The oldest surviving Russian-manufactured motorcycle, the Rossiya, dates from 1902.

Arai Helmets started as a hat-making company in Japan in 1926 making gear for the construction industry. Company founder Hirotake Arai was once a motorcycle stunt rider and the company is still privately owned today and run by the Arai family.

The longest journey ever made on a motorcycle comes from Emilio Scotto of Buenos Aires, Argentina. According to the Guinness World Book of Records, he covered over 735,000 km (457,000 miles) and 214 countries and territories, from 17 January 1985 to 2 April 1995.

The first company that advertised a motorcycle's top speed of over 100mph was Brough Superior. That claim was made for its SS100 in 1924. Considered even today to be innovative and beautifully designed machines, Brough motorcycles were the first to have prop stands, twin headlights, crash bars, interconnected silencers and 1000cc v-twin engines. Every SS100 was road tested on public roads to check that it could reach 100mph. If it didn't, it was returned to the factory for further work until it could reach that feat.

n the earliest days of Harley-Davidson motorcycles, small advertisements were placed in the Automobile and Cycle Trade Journal offering bare Harley-Davidson engines to the do-it-yourself trade that could assemble their own motorcycle. By April 1905, complete motorcycles were in production on a very limited basis. That year, the first Harley-Davidson dealer, Carl H. Lang of Chicago, sold three bikes from the five built in the Davidson backyard shed.

Suzuki originally began making weaving looms for Japan's silk industry in the early part of the 1900s. Company founder Michio Suzuki wanted to diversify his company and began an engineering firm that started making small cars and engines during the 1930s. The first Suzuki motorcycle appeared in 1952 and was a motorized bicycle called a Power Free. It had a two-stroke 36cc engine that featured a double-sprocket gear system for the rider to either pedal with engine assistance, pedal without the engine, or simply disconnect the pedals and use the engine. Today, along with motorcycles, Suzuki makes cars, marine engines, wheelchairs and is Japan's second largest manufacturer of small cars and trucks.

Harley Davidson tried unsuccessfully to trademark the sound of their motorcycles. During litigation, a Yamaha spokesman countered, "There's no difference between the sound their engine makes and the sound our engine makes. The pistons go up and down. They all sound the same." There would be more than a few people who would argue that a Yamaha v-twin does not sound the same as a Harley.

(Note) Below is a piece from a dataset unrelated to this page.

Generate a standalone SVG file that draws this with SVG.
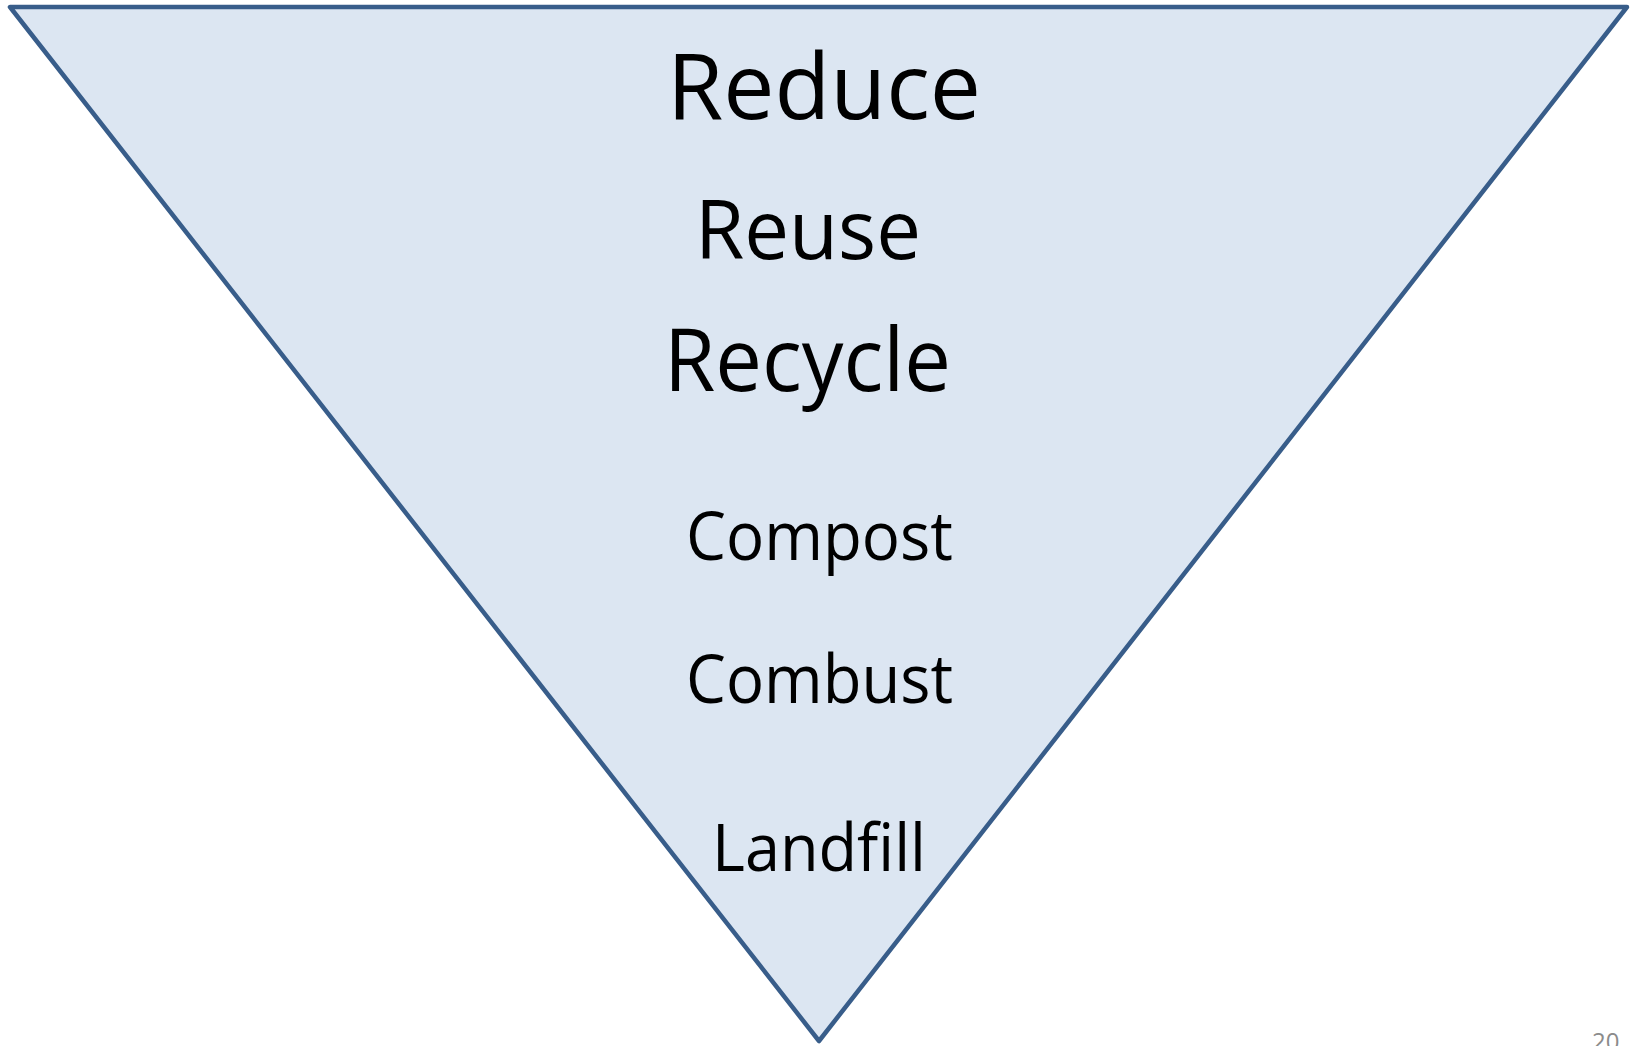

IT has been said that in 2000 the major motorcycle companies of the world reached a gentlemen's agreement to end a speed war of one-upmanship to try to make the worlds fastest production bike, as they feared speeds would escalate to extremely dangerous speeds before it would end. A limit of 186 mph was agreed. If that was true, Kawasaki's H2 has certainly blown that out the door!

Ducati was a family owned business that started out in 1935. They opened their business in Bologna, Italy, and was first known for making radio parts before building motorized bicycles.

Engineering genius and owner of Brough Superior, George Brough, also wrote all of his company's advertising copy describing his motorcycles as "atmosphere disturbers". Nice one.

In 1992 Honda launched arguably the most technically complex production motorcycle ever made with the Honda NR750. The NR boasted oval pistons with two con rods and eight valves per cylinder. Designed initially as a race bike, Honda made 300 road-going versions of the NR available to the public and at the time it was considered one of the most expensive motorcycles you could buy at over $100,000.